## Supplied records
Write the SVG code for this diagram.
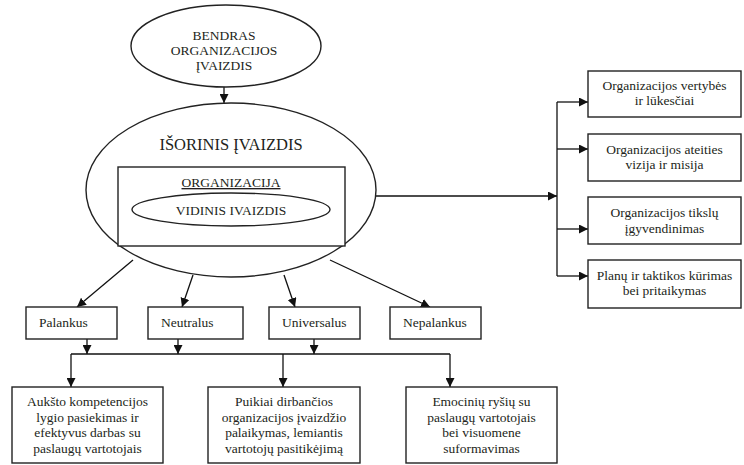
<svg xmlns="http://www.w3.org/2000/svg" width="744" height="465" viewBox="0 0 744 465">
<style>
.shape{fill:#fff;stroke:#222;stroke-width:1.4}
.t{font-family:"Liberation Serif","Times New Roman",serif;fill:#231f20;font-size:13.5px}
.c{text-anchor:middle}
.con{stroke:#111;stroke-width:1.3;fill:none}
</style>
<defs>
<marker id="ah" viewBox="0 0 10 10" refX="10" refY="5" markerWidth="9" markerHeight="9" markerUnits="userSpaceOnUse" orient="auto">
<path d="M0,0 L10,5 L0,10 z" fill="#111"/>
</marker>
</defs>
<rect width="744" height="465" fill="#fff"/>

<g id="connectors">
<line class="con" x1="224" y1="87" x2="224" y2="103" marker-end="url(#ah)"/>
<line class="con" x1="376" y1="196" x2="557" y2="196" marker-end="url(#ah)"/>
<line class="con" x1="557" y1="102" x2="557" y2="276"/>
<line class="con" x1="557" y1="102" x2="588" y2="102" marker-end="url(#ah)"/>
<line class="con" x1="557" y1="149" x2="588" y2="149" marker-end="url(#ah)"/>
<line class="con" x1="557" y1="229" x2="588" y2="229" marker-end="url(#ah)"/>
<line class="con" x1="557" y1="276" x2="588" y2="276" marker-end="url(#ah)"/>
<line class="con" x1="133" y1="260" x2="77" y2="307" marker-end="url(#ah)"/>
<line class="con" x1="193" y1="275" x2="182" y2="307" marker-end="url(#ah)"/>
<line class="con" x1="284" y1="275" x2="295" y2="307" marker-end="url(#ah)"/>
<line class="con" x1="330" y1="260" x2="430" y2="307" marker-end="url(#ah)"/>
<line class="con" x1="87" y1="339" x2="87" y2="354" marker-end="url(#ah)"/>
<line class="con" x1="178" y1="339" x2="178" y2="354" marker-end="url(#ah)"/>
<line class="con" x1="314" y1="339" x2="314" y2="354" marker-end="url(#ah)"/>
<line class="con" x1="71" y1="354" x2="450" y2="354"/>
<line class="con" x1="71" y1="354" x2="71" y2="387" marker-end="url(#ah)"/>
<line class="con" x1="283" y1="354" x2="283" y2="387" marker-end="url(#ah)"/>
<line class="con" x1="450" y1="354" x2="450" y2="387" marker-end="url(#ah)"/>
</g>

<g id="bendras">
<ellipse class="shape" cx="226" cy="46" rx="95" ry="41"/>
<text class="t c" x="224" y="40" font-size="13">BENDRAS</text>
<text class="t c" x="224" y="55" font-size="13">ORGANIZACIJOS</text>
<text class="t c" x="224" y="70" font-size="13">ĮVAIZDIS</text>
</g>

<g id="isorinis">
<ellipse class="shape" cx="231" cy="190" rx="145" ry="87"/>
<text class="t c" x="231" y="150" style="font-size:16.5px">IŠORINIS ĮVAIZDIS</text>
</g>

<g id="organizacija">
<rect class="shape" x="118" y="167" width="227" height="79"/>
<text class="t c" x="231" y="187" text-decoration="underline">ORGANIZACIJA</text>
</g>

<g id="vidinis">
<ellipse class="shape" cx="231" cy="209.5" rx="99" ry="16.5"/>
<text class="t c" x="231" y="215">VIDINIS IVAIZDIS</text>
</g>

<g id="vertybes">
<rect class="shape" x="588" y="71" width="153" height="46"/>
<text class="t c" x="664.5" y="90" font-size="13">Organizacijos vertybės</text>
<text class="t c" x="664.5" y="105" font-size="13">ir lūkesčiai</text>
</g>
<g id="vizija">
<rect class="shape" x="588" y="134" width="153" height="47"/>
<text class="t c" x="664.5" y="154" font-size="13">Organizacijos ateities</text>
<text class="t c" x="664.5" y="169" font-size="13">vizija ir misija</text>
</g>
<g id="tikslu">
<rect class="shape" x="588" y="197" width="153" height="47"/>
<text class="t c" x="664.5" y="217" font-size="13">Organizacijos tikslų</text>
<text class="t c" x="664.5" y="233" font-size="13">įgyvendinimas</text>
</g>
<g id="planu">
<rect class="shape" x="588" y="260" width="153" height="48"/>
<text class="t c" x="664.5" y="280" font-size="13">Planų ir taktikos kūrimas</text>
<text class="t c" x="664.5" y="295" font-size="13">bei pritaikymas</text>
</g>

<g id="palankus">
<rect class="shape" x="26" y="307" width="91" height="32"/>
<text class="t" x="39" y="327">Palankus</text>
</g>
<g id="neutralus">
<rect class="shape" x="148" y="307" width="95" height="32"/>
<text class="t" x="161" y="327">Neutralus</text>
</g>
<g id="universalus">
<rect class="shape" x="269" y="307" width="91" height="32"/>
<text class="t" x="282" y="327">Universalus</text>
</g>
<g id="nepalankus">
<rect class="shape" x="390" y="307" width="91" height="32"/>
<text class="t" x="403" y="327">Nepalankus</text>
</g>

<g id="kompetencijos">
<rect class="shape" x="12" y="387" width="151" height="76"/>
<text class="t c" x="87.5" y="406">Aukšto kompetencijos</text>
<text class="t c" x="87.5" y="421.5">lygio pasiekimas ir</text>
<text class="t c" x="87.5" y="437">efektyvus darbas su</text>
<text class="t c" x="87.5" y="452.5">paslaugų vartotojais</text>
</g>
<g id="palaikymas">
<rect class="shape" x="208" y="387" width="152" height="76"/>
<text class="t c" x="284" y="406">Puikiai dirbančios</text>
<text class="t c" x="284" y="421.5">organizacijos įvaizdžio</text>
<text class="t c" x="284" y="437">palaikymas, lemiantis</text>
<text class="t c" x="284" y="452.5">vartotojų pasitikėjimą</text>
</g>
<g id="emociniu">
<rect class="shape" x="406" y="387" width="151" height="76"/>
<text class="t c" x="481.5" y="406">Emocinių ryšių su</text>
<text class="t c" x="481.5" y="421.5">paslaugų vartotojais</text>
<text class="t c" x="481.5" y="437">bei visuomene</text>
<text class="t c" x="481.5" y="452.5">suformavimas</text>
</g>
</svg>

--

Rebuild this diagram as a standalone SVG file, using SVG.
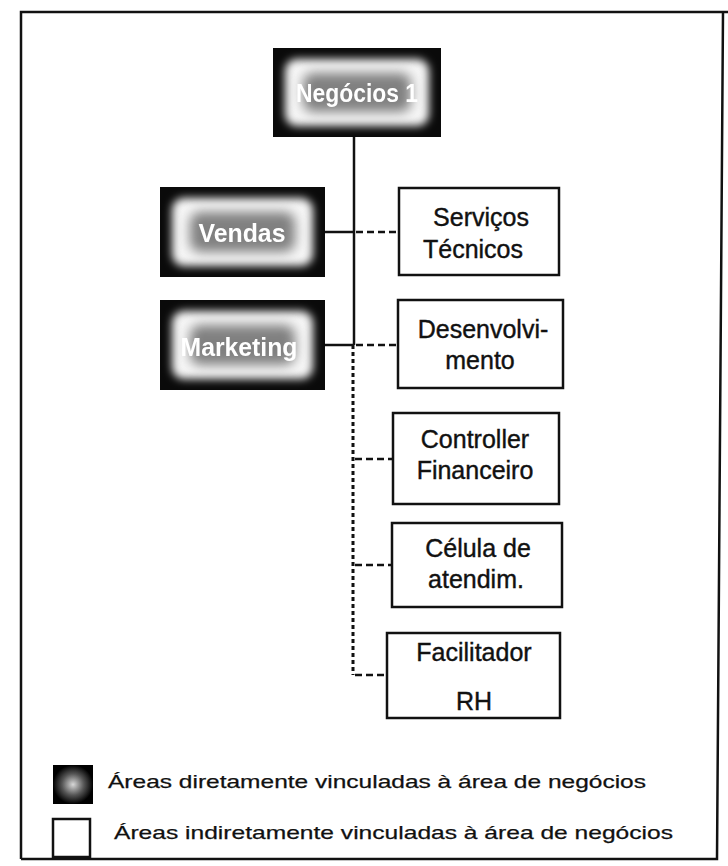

...

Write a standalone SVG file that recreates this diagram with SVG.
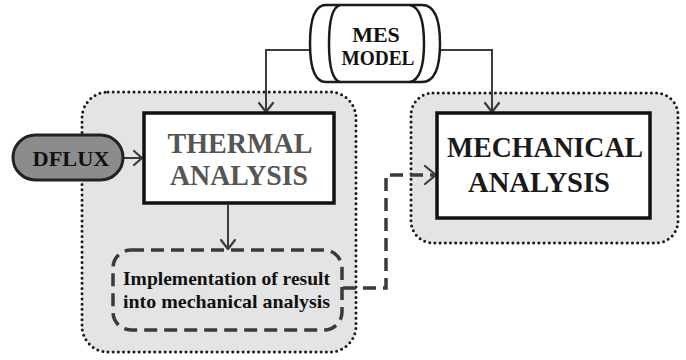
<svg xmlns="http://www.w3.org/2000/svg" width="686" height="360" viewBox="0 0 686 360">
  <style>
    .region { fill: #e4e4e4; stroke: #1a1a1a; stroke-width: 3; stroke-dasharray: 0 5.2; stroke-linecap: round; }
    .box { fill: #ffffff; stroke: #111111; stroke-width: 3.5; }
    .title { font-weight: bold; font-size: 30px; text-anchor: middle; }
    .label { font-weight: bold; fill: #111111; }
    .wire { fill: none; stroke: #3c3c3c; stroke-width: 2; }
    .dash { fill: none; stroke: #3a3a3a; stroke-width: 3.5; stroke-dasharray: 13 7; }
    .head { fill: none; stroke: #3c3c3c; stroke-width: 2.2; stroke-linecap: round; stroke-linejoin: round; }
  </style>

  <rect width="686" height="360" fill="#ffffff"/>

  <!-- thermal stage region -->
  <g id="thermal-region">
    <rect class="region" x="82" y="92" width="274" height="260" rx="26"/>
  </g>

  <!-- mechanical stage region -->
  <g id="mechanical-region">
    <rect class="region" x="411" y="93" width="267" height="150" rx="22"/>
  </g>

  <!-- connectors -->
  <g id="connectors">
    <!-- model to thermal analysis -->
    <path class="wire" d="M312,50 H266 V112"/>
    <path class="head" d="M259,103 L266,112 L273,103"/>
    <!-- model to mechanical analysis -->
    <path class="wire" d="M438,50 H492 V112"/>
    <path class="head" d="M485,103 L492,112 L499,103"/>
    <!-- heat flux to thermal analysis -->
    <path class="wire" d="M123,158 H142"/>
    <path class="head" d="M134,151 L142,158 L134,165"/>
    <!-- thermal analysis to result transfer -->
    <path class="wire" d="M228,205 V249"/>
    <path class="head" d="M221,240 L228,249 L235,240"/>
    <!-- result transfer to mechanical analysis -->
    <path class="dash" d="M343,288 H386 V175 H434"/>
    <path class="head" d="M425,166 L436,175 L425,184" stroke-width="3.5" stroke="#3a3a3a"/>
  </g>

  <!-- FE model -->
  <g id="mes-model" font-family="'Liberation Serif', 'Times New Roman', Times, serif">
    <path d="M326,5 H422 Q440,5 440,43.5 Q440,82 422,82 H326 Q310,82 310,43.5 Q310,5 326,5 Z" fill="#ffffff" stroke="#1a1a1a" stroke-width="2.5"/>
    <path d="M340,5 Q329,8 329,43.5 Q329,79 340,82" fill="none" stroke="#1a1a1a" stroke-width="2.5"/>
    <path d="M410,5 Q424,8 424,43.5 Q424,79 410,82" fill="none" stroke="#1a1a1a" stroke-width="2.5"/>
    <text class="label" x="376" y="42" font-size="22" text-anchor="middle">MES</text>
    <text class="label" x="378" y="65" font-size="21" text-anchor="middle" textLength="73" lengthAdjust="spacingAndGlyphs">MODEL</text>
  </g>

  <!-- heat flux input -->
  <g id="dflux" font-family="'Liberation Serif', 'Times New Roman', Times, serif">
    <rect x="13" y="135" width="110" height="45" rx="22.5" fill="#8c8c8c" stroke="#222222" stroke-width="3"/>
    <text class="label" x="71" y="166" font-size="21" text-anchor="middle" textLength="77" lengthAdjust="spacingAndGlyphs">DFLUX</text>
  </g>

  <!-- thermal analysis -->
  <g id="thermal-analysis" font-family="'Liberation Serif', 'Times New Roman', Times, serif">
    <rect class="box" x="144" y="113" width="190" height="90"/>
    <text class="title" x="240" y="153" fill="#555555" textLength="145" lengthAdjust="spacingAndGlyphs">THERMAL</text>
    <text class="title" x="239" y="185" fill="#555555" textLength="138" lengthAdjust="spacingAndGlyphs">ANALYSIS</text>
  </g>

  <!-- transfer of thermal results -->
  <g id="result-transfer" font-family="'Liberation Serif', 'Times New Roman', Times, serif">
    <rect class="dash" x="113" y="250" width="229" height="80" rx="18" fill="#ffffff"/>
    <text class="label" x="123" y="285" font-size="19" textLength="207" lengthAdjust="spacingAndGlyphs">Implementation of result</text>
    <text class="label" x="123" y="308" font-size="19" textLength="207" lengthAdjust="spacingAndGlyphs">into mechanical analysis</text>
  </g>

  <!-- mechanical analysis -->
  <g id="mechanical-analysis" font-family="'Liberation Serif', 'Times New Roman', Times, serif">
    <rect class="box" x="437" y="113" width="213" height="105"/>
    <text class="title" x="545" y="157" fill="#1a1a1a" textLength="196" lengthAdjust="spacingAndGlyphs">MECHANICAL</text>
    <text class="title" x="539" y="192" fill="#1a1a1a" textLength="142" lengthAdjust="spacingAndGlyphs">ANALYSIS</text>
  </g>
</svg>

## The exercise
Locate the lines above that contain "diagram" and copy them.

## Solution for this problem
Write the SVG code for this diagram.
Rebuild this diagram as a standalone SVG file, using SVG.
Write a standalone SVG file that recreates this diagram with SVG.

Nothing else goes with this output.